Your instructions: What is the number of lines in these entries that include "page"? Write that number and no other text.

The data:
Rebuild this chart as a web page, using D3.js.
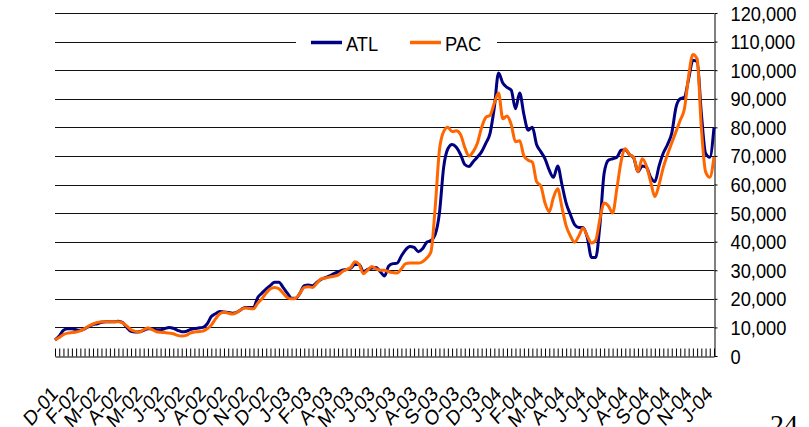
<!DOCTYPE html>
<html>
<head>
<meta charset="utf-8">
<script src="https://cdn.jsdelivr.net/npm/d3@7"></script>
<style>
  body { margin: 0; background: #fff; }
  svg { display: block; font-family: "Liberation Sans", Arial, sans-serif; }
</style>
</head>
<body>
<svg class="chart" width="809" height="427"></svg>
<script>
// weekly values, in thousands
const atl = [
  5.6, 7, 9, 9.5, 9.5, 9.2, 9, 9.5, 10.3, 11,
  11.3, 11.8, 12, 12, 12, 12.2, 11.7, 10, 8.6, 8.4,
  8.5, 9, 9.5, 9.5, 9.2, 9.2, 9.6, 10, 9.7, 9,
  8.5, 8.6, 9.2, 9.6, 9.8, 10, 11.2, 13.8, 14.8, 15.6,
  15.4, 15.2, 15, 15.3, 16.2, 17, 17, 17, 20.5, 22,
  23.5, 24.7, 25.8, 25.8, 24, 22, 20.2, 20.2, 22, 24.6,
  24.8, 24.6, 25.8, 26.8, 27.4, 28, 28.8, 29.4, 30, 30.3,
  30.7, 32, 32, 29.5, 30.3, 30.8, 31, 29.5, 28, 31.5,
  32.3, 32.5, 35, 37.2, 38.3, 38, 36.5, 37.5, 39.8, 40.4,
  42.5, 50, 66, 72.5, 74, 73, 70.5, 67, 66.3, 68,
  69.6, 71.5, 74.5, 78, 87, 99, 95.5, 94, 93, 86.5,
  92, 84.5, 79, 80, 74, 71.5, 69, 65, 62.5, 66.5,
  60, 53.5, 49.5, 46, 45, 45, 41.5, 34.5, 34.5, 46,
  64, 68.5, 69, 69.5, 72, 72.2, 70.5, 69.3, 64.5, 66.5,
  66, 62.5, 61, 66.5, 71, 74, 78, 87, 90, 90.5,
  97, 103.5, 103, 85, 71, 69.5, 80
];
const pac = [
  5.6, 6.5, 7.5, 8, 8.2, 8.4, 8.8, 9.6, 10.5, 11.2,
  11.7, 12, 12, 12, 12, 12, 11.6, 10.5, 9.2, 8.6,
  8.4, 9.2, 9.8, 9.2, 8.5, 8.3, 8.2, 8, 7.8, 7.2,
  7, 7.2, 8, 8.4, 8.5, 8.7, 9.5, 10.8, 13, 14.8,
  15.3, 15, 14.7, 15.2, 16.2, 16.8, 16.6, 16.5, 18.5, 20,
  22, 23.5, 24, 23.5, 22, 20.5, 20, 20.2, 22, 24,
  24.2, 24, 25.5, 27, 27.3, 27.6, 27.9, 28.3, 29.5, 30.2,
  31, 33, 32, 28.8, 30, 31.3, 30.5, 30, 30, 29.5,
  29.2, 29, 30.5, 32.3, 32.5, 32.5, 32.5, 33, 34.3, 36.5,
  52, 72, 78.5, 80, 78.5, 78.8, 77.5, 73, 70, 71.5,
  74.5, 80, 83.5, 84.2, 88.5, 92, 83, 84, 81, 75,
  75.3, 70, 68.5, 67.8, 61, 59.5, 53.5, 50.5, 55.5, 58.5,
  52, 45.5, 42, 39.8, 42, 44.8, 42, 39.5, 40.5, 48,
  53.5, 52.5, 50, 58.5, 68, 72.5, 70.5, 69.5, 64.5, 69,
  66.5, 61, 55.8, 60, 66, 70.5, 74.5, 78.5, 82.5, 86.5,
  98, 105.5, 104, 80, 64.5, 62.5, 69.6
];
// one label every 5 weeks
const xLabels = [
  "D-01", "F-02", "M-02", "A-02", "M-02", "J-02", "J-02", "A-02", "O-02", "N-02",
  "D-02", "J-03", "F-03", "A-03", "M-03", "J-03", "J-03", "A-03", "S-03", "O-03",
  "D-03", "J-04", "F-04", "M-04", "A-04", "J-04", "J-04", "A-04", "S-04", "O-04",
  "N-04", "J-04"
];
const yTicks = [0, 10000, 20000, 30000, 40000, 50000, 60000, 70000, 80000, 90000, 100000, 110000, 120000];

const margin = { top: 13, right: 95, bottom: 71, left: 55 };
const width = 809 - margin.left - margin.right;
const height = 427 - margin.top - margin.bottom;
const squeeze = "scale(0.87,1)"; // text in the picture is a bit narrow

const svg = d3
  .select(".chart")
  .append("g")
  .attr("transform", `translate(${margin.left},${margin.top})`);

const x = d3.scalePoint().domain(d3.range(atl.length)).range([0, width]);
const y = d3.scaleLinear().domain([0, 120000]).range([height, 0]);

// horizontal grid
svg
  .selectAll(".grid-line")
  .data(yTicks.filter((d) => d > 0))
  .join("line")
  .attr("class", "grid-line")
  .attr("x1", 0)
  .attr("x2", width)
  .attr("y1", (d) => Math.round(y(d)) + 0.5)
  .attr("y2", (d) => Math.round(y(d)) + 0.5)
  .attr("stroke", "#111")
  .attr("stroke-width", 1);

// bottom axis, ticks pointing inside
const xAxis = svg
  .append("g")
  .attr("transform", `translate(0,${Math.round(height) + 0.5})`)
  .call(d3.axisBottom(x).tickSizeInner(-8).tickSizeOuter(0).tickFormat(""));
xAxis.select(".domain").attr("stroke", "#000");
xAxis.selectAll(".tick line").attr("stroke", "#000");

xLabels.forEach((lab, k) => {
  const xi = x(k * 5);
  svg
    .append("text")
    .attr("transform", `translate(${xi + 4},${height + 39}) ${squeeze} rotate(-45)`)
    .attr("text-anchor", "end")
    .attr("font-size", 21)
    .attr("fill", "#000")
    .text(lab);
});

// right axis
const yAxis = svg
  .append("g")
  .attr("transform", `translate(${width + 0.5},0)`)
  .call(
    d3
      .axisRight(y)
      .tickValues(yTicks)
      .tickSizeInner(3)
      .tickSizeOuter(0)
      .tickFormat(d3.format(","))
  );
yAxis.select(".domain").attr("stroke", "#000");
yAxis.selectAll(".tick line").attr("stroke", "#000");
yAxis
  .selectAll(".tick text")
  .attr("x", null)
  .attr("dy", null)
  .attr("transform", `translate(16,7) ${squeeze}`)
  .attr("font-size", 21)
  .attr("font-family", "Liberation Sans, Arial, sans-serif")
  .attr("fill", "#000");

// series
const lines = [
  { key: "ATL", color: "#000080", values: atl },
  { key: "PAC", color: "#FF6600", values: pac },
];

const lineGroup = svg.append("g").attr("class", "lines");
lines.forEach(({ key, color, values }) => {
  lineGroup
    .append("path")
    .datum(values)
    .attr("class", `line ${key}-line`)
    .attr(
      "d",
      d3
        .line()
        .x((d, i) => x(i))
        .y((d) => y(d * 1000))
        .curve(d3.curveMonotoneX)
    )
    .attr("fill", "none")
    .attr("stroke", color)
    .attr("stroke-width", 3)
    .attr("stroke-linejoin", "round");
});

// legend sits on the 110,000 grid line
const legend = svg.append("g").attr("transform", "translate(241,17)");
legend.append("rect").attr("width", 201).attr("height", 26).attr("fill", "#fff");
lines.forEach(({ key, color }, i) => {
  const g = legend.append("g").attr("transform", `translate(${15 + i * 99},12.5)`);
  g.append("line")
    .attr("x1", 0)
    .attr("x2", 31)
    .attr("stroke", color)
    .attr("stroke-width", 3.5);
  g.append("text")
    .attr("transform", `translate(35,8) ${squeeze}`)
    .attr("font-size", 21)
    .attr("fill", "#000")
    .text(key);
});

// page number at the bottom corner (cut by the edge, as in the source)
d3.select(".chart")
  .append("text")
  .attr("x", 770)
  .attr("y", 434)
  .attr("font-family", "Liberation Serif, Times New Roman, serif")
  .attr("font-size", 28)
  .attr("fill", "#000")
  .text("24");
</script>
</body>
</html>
==
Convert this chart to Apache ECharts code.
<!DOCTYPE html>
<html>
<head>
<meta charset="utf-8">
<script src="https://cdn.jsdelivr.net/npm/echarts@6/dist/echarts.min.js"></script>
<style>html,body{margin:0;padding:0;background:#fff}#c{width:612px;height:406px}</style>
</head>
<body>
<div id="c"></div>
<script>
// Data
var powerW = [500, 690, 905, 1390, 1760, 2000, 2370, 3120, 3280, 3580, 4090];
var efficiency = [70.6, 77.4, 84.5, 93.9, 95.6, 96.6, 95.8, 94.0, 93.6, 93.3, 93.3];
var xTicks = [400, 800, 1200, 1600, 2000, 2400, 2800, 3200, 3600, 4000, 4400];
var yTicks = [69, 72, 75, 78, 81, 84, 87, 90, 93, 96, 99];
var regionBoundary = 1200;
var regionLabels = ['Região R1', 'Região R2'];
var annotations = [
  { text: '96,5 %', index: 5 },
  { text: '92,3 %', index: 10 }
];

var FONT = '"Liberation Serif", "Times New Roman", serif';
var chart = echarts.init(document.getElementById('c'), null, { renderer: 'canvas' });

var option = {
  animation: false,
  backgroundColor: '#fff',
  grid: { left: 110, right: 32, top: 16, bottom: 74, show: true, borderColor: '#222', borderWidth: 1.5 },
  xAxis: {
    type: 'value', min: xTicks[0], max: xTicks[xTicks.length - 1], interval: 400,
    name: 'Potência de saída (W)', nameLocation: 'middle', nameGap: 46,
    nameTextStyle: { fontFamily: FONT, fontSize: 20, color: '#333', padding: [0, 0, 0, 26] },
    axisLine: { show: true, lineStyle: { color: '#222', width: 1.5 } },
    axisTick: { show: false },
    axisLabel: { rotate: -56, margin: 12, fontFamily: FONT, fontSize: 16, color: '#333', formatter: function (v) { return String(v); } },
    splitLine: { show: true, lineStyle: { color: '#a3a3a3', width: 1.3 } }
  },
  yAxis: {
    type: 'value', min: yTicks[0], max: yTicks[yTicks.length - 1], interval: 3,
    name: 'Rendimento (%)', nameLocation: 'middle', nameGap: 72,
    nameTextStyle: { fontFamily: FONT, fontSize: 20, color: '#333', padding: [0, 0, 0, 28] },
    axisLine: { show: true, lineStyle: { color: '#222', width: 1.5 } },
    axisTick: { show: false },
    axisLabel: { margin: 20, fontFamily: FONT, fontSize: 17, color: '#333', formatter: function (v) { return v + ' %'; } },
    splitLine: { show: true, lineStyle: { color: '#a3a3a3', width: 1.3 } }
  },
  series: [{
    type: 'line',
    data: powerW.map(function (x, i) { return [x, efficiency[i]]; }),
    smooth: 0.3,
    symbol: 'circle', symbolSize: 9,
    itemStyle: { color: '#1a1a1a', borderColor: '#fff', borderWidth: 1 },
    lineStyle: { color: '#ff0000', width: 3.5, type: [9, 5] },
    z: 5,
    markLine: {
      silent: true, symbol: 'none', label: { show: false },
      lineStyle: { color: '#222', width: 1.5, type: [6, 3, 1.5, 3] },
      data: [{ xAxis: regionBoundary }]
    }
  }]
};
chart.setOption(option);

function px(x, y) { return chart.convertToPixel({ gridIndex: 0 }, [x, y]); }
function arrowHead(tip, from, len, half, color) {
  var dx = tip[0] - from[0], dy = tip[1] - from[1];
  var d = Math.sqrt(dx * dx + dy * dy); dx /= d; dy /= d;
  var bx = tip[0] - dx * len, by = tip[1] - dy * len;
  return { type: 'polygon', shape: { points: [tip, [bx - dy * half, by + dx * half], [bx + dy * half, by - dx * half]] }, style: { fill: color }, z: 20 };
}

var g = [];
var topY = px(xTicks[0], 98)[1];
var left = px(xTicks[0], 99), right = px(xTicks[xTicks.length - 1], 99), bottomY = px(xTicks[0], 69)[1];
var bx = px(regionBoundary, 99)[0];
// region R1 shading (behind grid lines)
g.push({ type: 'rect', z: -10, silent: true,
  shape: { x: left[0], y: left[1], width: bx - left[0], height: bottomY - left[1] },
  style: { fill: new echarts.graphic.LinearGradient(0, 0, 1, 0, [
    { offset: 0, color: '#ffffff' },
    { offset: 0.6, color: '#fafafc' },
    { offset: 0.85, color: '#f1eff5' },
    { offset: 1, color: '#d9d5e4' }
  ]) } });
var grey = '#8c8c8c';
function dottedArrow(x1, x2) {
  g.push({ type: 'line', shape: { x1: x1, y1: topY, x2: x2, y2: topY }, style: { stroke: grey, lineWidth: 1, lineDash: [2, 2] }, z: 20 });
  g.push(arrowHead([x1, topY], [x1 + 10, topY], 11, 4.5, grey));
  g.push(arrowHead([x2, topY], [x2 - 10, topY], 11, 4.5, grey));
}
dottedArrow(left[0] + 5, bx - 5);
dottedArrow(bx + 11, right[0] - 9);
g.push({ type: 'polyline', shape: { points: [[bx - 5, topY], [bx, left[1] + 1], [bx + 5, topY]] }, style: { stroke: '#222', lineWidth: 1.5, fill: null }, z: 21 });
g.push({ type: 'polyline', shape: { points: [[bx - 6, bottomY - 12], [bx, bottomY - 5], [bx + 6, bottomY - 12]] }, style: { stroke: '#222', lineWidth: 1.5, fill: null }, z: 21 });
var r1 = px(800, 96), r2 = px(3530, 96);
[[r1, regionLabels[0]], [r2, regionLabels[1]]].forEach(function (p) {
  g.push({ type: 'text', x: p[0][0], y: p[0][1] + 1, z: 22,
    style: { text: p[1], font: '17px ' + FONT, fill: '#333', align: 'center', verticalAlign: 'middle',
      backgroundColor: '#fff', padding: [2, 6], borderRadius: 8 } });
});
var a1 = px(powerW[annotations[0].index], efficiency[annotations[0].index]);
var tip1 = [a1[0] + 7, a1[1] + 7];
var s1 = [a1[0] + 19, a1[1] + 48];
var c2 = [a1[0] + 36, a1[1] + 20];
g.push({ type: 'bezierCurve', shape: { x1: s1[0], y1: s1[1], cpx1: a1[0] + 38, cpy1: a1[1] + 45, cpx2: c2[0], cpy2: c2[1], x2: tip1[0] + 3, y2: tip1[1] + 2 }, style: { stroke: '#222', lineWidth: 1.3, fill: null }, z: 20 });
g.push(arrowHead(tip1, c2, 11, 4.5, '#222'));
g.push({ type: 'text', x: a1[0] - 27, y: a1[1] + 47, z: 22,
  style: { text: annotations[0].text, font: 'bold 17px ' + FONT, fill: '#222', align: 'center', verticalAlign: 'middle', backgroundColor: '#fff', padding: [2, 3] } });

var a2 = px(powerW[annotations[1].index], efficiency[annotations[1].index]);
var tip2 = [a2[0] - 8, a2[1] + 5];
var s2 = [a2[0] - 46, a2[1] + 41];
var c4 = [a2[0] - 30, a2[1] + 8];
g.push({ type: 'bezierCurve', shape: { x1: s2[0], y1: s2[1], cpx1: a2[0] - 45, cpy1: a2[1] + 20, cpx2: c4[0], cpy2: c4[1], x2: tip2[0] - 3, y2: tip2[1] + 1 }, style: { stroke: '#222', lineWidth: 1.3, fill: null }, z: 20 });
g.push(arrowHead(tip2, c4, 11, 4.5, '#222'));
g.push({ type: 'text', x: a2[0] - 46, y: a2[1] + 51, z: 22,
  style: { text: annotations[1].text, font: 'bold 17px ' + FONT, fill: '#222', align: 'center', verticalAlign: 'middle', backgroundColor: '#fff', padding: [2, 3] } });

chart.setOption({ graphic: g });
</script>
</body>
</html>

Full response: 2